L’agronome israélien, Yaron Drori (associé de la société de Conseil Etza Agriculture) s’est exprimé sur les délais pris pour la signature de contrats avec les pays signataires des accords d’Abraham depuis 2020 : « les industriels israéliens se sont rendus à Dubaï pour évoquer les perspectives résultant des nouveaux accords » déplorant : « ils ont du faire face à de nombreuses difficultés pour les lancer ».
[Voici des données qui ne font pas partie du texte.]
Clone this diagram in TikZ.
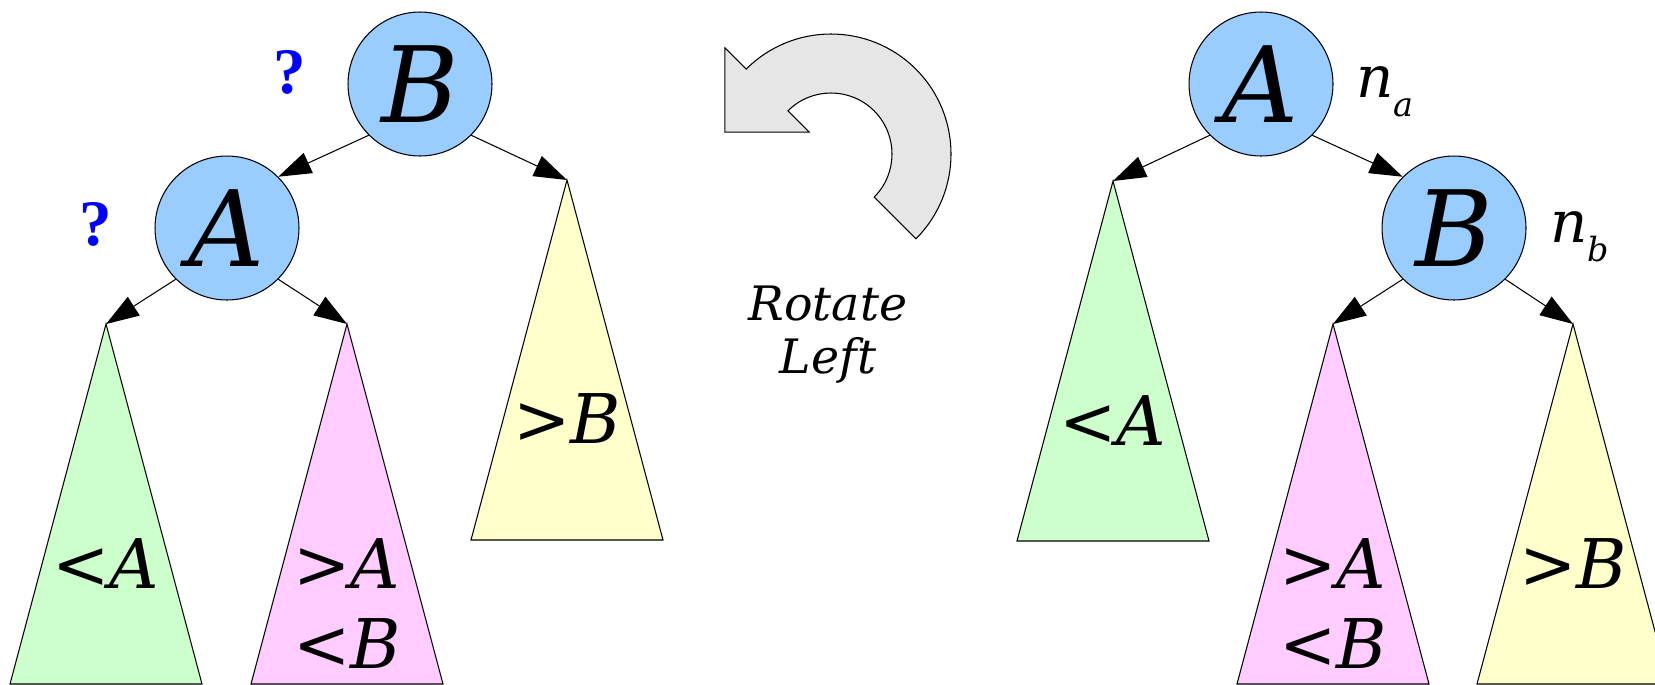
\documentclass[tikz,border=0pt]{standalone}
\usepackage{fontspec}
\setmainfont{DejaVu Serif}
\newfontfamily\askfont{Liberation Serif}
\usepackage{tikz}
\usetikzlibrary{arrows.meta,calc}
\definecolor{keyblue}{RGB}{153,204,255}
\definecolor{lessgreen}{RGB}{204,255,204}
\definecolor{midpink}{RGB}{255,204,255}
\definecolor{greatyellow}{RGB}{255,255,204}
\definecolor{rotgray}{RGB}{230,230,230}
\definecolor{askblue}{RGB}{0,0,255}

\begin{document}
\begin{tikzpicture}[
  x=0.02cm, y=-0.02cm,
  key/.style={circle, draw, fill=keyblue, minimum size=2.88cm, inner sep=0pt,
    line width=0.6pt, font=\fontsize{60}{60}\selectfont\itshape},
  subtree/.style={draw, line width=0.6pt},
  subtext/.style={anchor=base, align=center, inner sep=0pt,
    font=\fontsize{39}{45.4}\selectfont\itshape},
  arr/.style={-{Triangle[length=0.66cm, width=0.44cm]}, line width=0.6pt},
  ask/.style={anchor=base, inner sep=0pt, text=askblue,
    font=\askfont\bfseries\fontsize{37}{37}\selectfont},
  count/.style={anchor=base west, inner sep=0pt,
    font=\fontsize{33}{33}\selectfont\itshape},
  rotarrow/.style={draw, fill=rotgray, line width=0.6pt, line join=miter},
  rottext/.style={anchor=base, align=center, inner sep=0pt,
    font=\fontsize{27}{30}\selectfont\itshape}
]
  \useasboundingbox (0,0) rectangle (1655,684);
  \clip (0,0) rectangle (1655,684);

  % Before: B on top
  \node[key] (lB) at (420,84) {B};
  \node[key] (lA) at (227,228) {A};
  \coordinate (lless) at (106,324);
  \coordinate (lmid) at (347,324);
  \coordinate (lgreat) at (567,180);

  % After: A on top
  \node[key] (rA) at (1261,84) {A};
  \node[key] (rB) at (1454,228) {B};
  \coordinate (rless) at (1113,181);
  \coordinate (rmid) at (1333,324);
  \coordinate (rgreat) at (1573,324);

  % Subtrees
  \path[subtree, fill=lessgreen] (lless) -- ++(-96,360) -- ++(192,0) -- cycle;
  \path[subtree, fill=midpink] (lmid) -- ++(-96,360) -- ++(192,0) -- cycle;
  \path[subtree, fill=greatyellow] (lgreat) -- ++(-96,360) -- ++(192,0) -- cycle;
  \path[subtree, fill=lessgreen] (rless) -- ++(-96,360) -- ++(192,0) -- cycle;
  \path[subtree, fill=midpink] (rmid) -- ++(-96,360) -- ++(192,0) -- cycle;
  \path[subtree, fill=greatyellow] (rgreat) -- ++(-96,360) -- ++(192,0) -- cycle;

  % (base of a two-line node is its last line)
  \node[subtext] (llesstxt) at ($(lless)+(0,264)$) {<A};
  \node[subtext] (lmidtxt) at ($(lmid)+(0,344)$) {>A\\<B};
  \node[subtext] (lgreattxt) at ($(lgreat)+(0,263)$) {>B};
  \node[subtext] (rlesstxt) at ($(rless)+(0,264)$) {<A};
  \node[subtext] (rmidtxt) at ($(rmid)+(0,344)$) {>A\\<B};
  \node[subtext] (rgreattxt) at ($(rgreat)+(0,264)$) {>B};

  % Links
  \draw[arr] (lB.-135) -- (lA.45);
  \draw[arr] (lB.-45) -- (lgreat);
  \draw[arr] (lA.-135) -- (lless);
  \draw[arr] (lA.-45) -- (lmid);
  \draw[arr] (rA.-135) -- (rless);
  \draw[arr] (rA.-45) -- (rB.135);
  \draw[arr] (rB.-135) -- (rmid);
  \draw[arr] (rB.-45) -- (rgreat);

  % Labels
  \node[ask] (lBask) at (290,93) {?};
  \node[ask] (lAask) at (96,245) {?};
  \node[count] (rAcount) at (1356,97) {n\raisebox{-11pt}{\fontsize{19}{19}\selectfont a}};
  \node[count] (rBcount) at (1550,242) {n\raisebox{-11pt}{\fontsize{19}{19}\selectfont b}};

  % Rotation arrow
  \coordinate (rot) at (831,154);
  \draw[rotarrow] ($(rot)+(225:120)$) arc[start angle=225, end angle=405, radius=120]
    -- ($(rot)+(45:61)$) arc[start angle=45, end angle=-135, radius=61]
    -- ($(rot)+(225:31)$) -- ($(rot)+(225:90.5)+(135:59.5)$)
    -- ($(rot)+(225:150)$) -- cycle;
  \node[rottext] (rotlbl) at (828,373) {Rotate\\Left};
\end{tikzpicture}
\end{document}
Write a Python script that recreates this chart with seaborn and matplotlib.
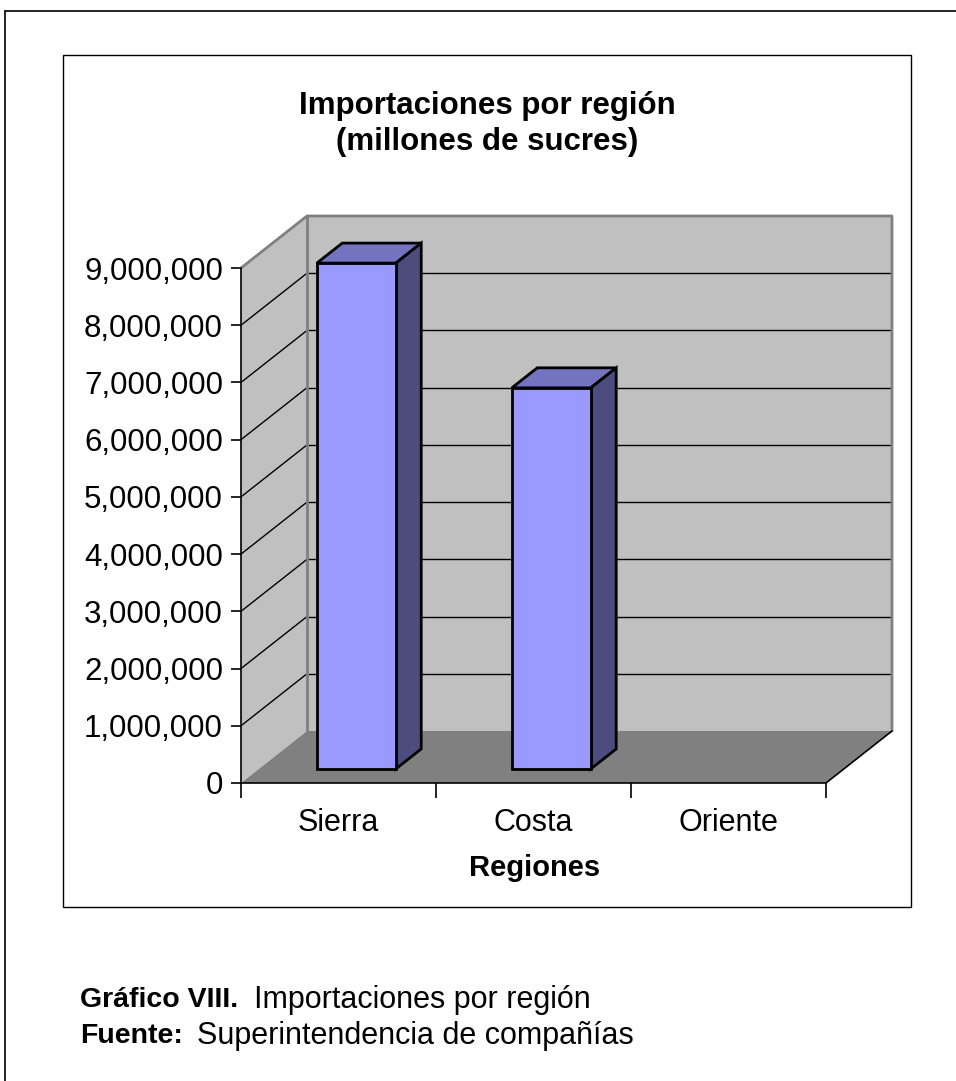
import numpy as np
import pandas as pd
import matplotlib
matplotlib.use("Agg")
import matplotlib.pyplot as plt
from matplotlib.patches import Polygon, Rectangle
import seaborn as sns

# ---- data ----
regions = ["Sierra", "Costa", "Oriente"]
imports = [8840000, 6660000, 0]
yticks = [0, 1000000, 2000000, 3000000, 4000000, 5000000, 6000000, 7000000, 8000000, 9000000]
title = "Importaciones por región\n(millones de sucres)"
xlabel = "Regiones"

sns.set_theme(style="white")
plt.rcParams["font.family"] = ["Liberation Sans", "DejaVu Sans"]
plt.rcParams["text.color"] = "black"
plt.rcParams["xtick.color"] = "black"
plt.rcParams["ytick.color"] = "black"
plt.rcParams["axes.labelcolor"] = "black"

W, H = 956, 1081
fig = plt.figure(figsize=(W / 100, H / 100), dpi=100)
fig.patch.set_facecolor("white")

def fx(px):
    return px / W

def fy(py):
    return 1 - py / H

# outer frame & inner chart box
fig.add_artist(plt.Line2D([fx(5), fx(5)], [fy(11), fy(1081)], color="black", lw=1.2))
fig.add_artist(plt.Line2D([fx(5), fx(956)], [fy(11), fy(11)], color="black", lw=1.2))
fig.add_artist(Rectangle((fx(63), fy(907)), fx(911) - fx(63), fy(55) - fy(907),
                         transform=fig.transFigure, fill=False, ec="black", lw=1.0))

# axes = front plane
ax = fig.add_axes([fx(241), fy(783), fx(826) - fx(241), fy(268) - fy(783)])
ax.set_facecolor("none")

df = pd.DataFrame({"region": regions, "value": imports})
sns.barplot(data=df, x="region", y="value", color="#9999FF", width=0.405,
            edgecolor="black", linewidth=2.0, saturation=1, ax=ax, zorder=5)

ax.set_xlim(-0.5, 2.5)
ymax = yticks[-1]
ax.set_ylim(0, ymax)

DX = 66 / 195.0          # depth offset in category units
DY = 52 / 57.22 * 1e6    # depth offset in value units
x0, x1 = -0.5, 2.5

wall_c = "#C0C0C0"
floor_c = "#808080"
edge_c = "#808080"

# side wall
ax.add_patch(Polygon([(x0, 0), (x0, ymax), (x0 + DX, ymax + DY), (x0 + DX, DY)],
                     closed=True, fc=wall_c, ec="none", clip_on=False, zorder=0))
# back wall
ax.add_patch(Polygon([(x0 + DX, DY), (x0 + DX, ymax + DY), (x1 + DX, ymax + DY), (x1 + DX, DY)],
                     closed=True, fc=wall_c, ec="none", clip_on=False, zorder=0))
# gridlines
for v in yticks[1:-1]:
    ax.plot([x0, x0 + DX], [v, v + DY], color="black", lw=1.0, clip_on=False, zorder=1)
    ax.plot([x0 + DX, x1 + DX], [v + DY, v + DY], color="black", lw=1.0, clip_on=False, zorder=1)
# wall borders
ax.plot([x0, x0 + DX, x1 + DX, x1 + DX], [ymax, ymax + DY, ymax + DY, DY],
        color=edge_c, lw=2, clip_on=False, zorder=1)
ax.plot([x0 + DX, x0 + DX], [DY, ymax + DY], color=edge_c, lw=2, clip_on=False, zorder=1)
# floor
ax.add_patch(Polygon([(x0, 0), (x1, 0), (x1 + DX, DY), (x0 + DX, DY)],
                     closed=True, fc=floor_c, ec="none", clip_on=False, zorder=2))
ax.plot([x1, x1 + DX], [0, DY], color="black", lw=1.2, clip_on=False, zorder=2)

# 3D bars from seaborn patches
d0, d1 = 0.27, 0.655
for p in list(ax.patches):
    if not isinstance(p, Rectangle) or p.get_zorder() != 5:
        continue
    bx, bw, bh = p.get_x(), p.get_width(), p.get_height()
    p.set_x(bx + d0 * DX)
    p.set_y(d0 * DY)
    p.set_clip_on(False)
    if bh <= 0:
        p.set_visible(False)
        continue
    fxl, fxr = bx + d0 * DX, bx + bw + d0 * DX
    fyb, fyt = d0 * DY, bh + d0 * DY
    ddx, ddy = (d1 - d0) * DX, (d1 - d0) * DY
    top = Polygon([(fxl, fyt), (fxr, fyt), (fxr + ddx, fyt + ddy), (fxl + ddx, fyt + ddy)],
                  closed=True, fc="#7373BF", ec="black", lw=2, clip_on=False, zorder=4)
    side = Polygon([(fxr, fyb), (fxr, fyt), (fxr + ddx, fyt + ddy), (fxr + ddx, fyb + ddy)],
                   closed=True, fc="#4C4C7F", ec="black", lw=2, clip_on=False, zorder=4)
    ax.add_patch(top)
    ax.add_patch(side)

# axes styling
for s in ["top", "right"]:
    ax.spines[s].set_visible(False)
for s in ["left", "bottom"]:
    ax.spines[s].set_color("black")
    ax.spines[s].set_linewidth(1.2)
    ax.spines[s].set_zorder(6)
ax.set_yticks(yticks)
ax.set_yticklabels([f"{v:,}" for v in yticks], fontsize=22.5, color="black")
ax.tick_params(axis="y", direction="out", length=7, width=1.2, color="black", pad=6, left=True)
ax.set_xticks(range(len(regions)))
ax.set_xticklabels(regions, fontsize=22, color="black")
ax.set_xticks([-0.5, 0.5, 1.5, 2.5], minor=True)
ax.tick_params(axis="x", which="major", length=0, pad=18)
ax.tick_params(axis="x", which="minor", direction="out", length=11, width=1.2, color="black", bottom=True)
ax.set_xlabel("")
ax.set_ylabel("")

# titles and captions
fig.text(fx(487), fy(124), title, ha="center", va="center", fontsize=22.5,
         fontweight="bold", linespacing=1.22, color="black")
fig.text(fx(535), fy(868), xlabel, ha="center", va="center", fontsize=21,
         fontweight="bold", color="black")
fig.text(fx(80), fy(1000), "Gráfico VIII.", ha="left", va="center", fontsize=20.5,
         fontweight="bold", color="black")
fig.text(fx(254), fy(1000), "Importaciones por región", ha="left", va="center",
         fontsize=22, color="black")
fig.text(fx(80), fy(1036), "Fuente:", ha="left", va="center", fontsize=20.5,
         fontweight="bold", color="black")
fig.text(fx(197), fy(1036), "Superintendencia de compañías", ha="left", va="center",
         fontsize=22, color="black")

fig.savefig("out.png", dpi=100, facecolor="white")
Pour sa part, Ofer Sachs, PDG de Herzog Strategic Group (ancien directeur général de l’Israeli Export Institutes), qui conseille les multiples entreprises israéliennes désireuses de commercialiser leurs outils (hydroponiques, dans la conservation de l’eau ou la pisciculture) au sein des pays du Golfe, a récemment fait part de la lenteur du développement des relations industrielles entre Israël et les pays du Golfe : « Les entreprises israéliennes voulaient voir une mise en œuvre rapide et des retours sur investissement. Nous pouvons maintenant dire que les choses ont évolué beaucoup plus lentement que prévu », ajoutant, « Faire des affaires dans le secteur agricole n’est pas aussi facile que prévu ».

De même, Ronen Redel, vice-président du développement commercial de la société Vertical Field, Green Walt basée à Rahanna (technologie intelligente de culture verticale des aliments frais) a annoncé (début 2021) la signature d’un protocole d’accord avec une entreprise émiratie pour installer ses équipements agricoles aux Émirats Arabes Unis. Il entendait d’ailleurs utiliser les Émirats arabes unis comme centre de réexportation de ses inventions.

Or, un an et demi plus tard, il a admis : « Pour diverses raisons, le protocole d’accord ne s’est pas concrétisé » reconnaissant : « Une chose que nous apprenons, c’est que les choses bougent beaucoup plus lentement dans le Golfe par rapport à Israël ; nous nous adaptons à la culture d’entreprise ».

Redel reste toutefois confiant, persuadé de la pénétration prochaine par Vertical Field du marché des pays du Golfe. Il est d’ailleurs en cours de finalisation de nouveaux protocoles d’accord avec d’autres entreprises, « y compris certaines dans des pays qui n’ont pas adhéré aux accords d’Abraham ».

Actuellement, et compte tenu de l’absence de normalisation officielle des relations entre Israël et l’Arabie saoudite, les industriels israéliens ont recours à des sociétés enregistrées à Chypre, aux États-Unis ou en Europe pour travailler dans le Royaume. Lorsque les deux auront normalisé leurs relations, les flux économiques seront nettement plus fluides.

Les intérêts communs entre Israël et la pays du Golfe dans le domaine des agro technologies sont évidents : Israël a la technologie et le savoir faire, alors que les pays du Golfe ont les besoins et les finances. Pour autant, les entreprises israéliennes découvrent que les pays de Golfe sont plus frileux qu’ils ne l’imaginaient, et c’est bien logique : Israël a été diabolisé par ses voisins arabes depuis 74 ans. Les relations ne peuvent donc se nouer sur un claquement de doigts. Le contexte peut toutefois laisser raisonnablement optimiste. Il convient juste, pour Israël, de gagner la confiance de ses partenaires arabes du Golfe.